General Rocket Construction

For information on general bottle rocket design, go to Bottle Rocket. Egg-O-Naut specific things will be posted below.

NASA Rocket Basics

NASA Rocket Simulators

Ideas

Here are some ideas that starpug and I came up with one day on the AJAX chat, I’m not sure how much help they’ll be, but they should help a little.

Bottles to Use

It looks like 2 liter bottles this year, so probably you should go with Pepsi product bottles. It can be easier to attach fins to these because they have straight sides. Coca-Cola is fazing in bottles with curved sides, you probably wanna avoid these as they are hard to attach fins to and possibly less aerodynamic.

The scoring system for 2010 puts great emphasis on the condition of the egg.
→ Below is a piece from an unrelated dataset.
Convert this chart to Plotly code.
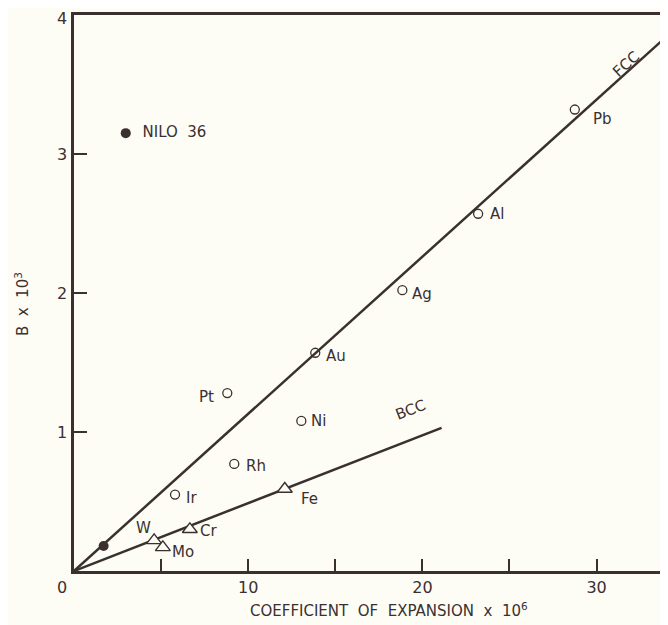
import plotly.graph_objects as go

# ---------------- Data ----------------
fcc_metals = ["Pb", "Al", "Ag", "Au", "Pt", "Ni", "Rh", "Ir"]
fcc_expansion = [28.75, 23.2, 18.85, 13.85, 8.8, 13.05, 9.2, 5.8]
fcc_b = [3.32, 2.57, 2.02, 1.57, 1.28, 1.08, 0.77, 0.55]

bcc_metals = ["Fe", "Cr", "W", "Mo"]
bcc_expansion = [12.1, 6.65, 4.6, 5.1]
bcc_b = [0.59, 0.30, 0.22, 0.17]

nilo_expansion = [1.7]
nilo_b = [0.18]

fcc_line_x = [0, 33.7]
fcc_line_y = [0, 3.81]
bcc_line_x = [0, 21.1]
bcc_line_y = [0, 1.03]

x_ticks = [10, 20, 30]
y_ticks = [1, 2, 3, 4]

INK = "#3b3030"
BG = "#fdfdf6"
FONT = "DejaVu Sans"

# label offsets in pixels (dx, dy up)
fcc_offsets = {"Pb": (28, -9), "Al": (19, 0), "Ag": (20, -4), "Au": (21, -3),
               "Pt": (-21, -4), "Ni": (17, 0), "Rh": (22, -2), "Ir": (16, -3)}
bcc_offsets = {"Fe": (25, -10), "Cr": (19, -2), "W": (-11, 12), "Mo": (20, -5)}

fig = go.Figure()

fig.add_trace(go.Scatter(x=fcc_line_x, y=fcc_line_y, mode="lines",
                         line=dict(color=INK, width=2.5), hoverinfo="skip"))
fig.add_trace(go.Scatter(x=bcc_line_x, y=bcc_line_y, mode="lines",
                         line=dict(color=INK, width=2.5), hoverinfo="skip"))

fig.add_trace(go.Scatter(x=fcc_expansion, y=fcc_b, mode="markers", text=fcc_metals,
                         marker=dict(symbol="circle-open", size=9, color=INK,
                                     line=dict(width=1.3, color=INK))))
fig.add_trace(go.Scatter(x=bcc_expansion, y=bcc_b, mode="markers", text=bcc_metals,
                         marker=dict(symbol="triangle-up", size=13, color=BG,
                                     line=dict(width=1.4, color=INK))))
fig.add_trace(go.Scatter(x=nilo_expansion, y=nilo_b, mode="markers",
                         marker=dict(symbol="circle", size=10, color=INK)))

# key for NILO 36
fig.add_trace(go.Scatter(x=[2.97], y=[3.15], mode="markers+text", text=["  NILO  36"],
                         textposition="middle right",
                         textfont=dict(family=FONT, size=15, color=INK),
                         marker=dict(symbol="circle", size=10, color=INK)))

for name, x, y in zip(fcc_metals, fcc_expansion, fcc_b):
    dx, dy = fcc_offsets[name]
    fig.add_annotation(x=x, y=y, text=name, showarrow=False, xshift=dx, yshift=dy,
                       font=dict(family=FONT, size=15, color=INK))
for name, x, y in zip(bcc_metals, bcc_expansion, bcc_b):
    dx, dy = bcc_offsets[name]
    fig.add_annotation(x=x, y=y, text=name, showarrow=False, xshift=dx, yshift=dy,
                       font=dict(family=FONT, size=15, color=INK))

fig.add_annotation(x=31.7, y=3.65, text="FCC", showarrow=False, textangle=-42,
                   font=dict(family=FONT, size=15, color=INK))
fig.add_annotation(x=19.3, y=1.16, text="BCC", showarrow=False, textangle=-21,
                   font=dict(family=FONT, size=15, color=INK))

# y tick labels drawn as text so the top one is not dropped at the edge
for v in y_ticks:
    fig.add_annotation(x=0, y=v, text=str(v), showarrow=False, xanchor="center",
                       xshift=-12, yshift=-3 if v == 4 else 0,
                       font=dict(family=FONT, size=16, color=INK))

# origin label
fig.add_annotation(x=0, y=0, text="0", showarrow=False, xshift=-12, yshift=-16,
                   font=dict(family=FONT, size=16, color=INK))

# axis titles
fig.add_annotation(xref="paper", yref="paper", x=0.53, y=0, yanchor="top", yshift=-27,
                   text="COEFFICIENT  OF  EXPANSION  x  10<sup>6</sup>", showarrow=False,
                   font=dict(family=FONT, size=15, color=INK))
fig.add_annotation(xref="paper", yref="paper", x=0, y=0.48, xanchor="center", xshift=-52,
                   text="B  x  10<sup>3</sup>", showarrow=False, textangle=-90,
                   font=dict(family=FONT, size=15, color=INK))

fig.update_xaxes(range=[0, 34.1], tickvals=x_ticks,
                 ticks="inside", ticklen=12, tickwidth=1.5, tickcolor=INK,
                 minor=dict(tick0=0, dtick=5, ticks="inside", ticklen=12,
                            tickwidth=1.5, tickcolor=INK, showgrid=False),
                 showline=True, linecolor=INK, linewidth=2.5, mirror=True,
                 showgrid=False, zeroline=False,
                 tickfont=dict(family=FONT, size=16, color=INK))
fig.update_yaxes(range=[0, 4], tickvals=y_ticks, showticklabels=False,
                 ticks="inside", ticklen=13,
                 tickwidth=1.5, tickcolor=INK, showline=True, linecolor=INK, linewidth=2.5,
                 showgrid=False, zeroline=False)

# page body adds an 8px offset, so the figure is sized to fit the window
fig.update_layout(width=660, height=617, margin=dict(l=66, r=0, t=7, b=54),
                  paper_bgcolor=BG, plot_bgcolor=BG, showlegend=False,
                  font=dict(family=FONT, color=INK))

fig.write_html("out.html")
The recovery system was extremely important because with these rules, a well-built rocket with a broken egg will almost definitely be beaten by a poorly-built rocket with an intact egg.

Recovery System

Parachute

It seems like the best safety device would be a parachute, with padding around the egg in case of the parachute failing. A larger parachute is usually better, unless you build it to large. A 2 to 4 foot diameter should be large enough, although if you can use a bigger parachute you are more likely to catch up drafts but are going to have a harder time fitting it in the nose cone. I would suggest using a thin plastic, such as thin drop cloth, but Mylar or even plastic/garbage bags will also work. By attaching the parachute to the egg but not the rocket itself, when it deploys it should separate the egg from the bottle, which the current scoring gives several bonus points for. The winning time last year at Nationals was 72 seconds with bonuses. With the increase to 2 liter bottles these times can only increase, so it would be wise to aim for a minute and up to be competitive at nationals.

Cushioning

For cushioning around the egg, from what I’ve built so far, bubble wrap works well, and a foam or cardboard flap to cover one end of the bottle. You could also use layered paper, a liquid (probably harder and will reduce time due to added weight, but its an idea), or you could suspend the egg using strings or bungee cords (the strings would have to be pretty tight). You could also use no padding and simply use a plastic bag to hold the egg if you were confident your parachute will deploy.

Separating The Egg From the Rocket

From what the rules say having the egg capsule leave the rocket is almost a must, it reduces weight you have to get safely to the ground, and it adds 3 seconds to your time. A good way to achieve this would be a cone that falls off and pulls the parachute and egg chamber with it, or just having the egg chamber fall off on its own.

Other Ideas

You could also use a backslider, but a well built parachute will almost always beat a backslider.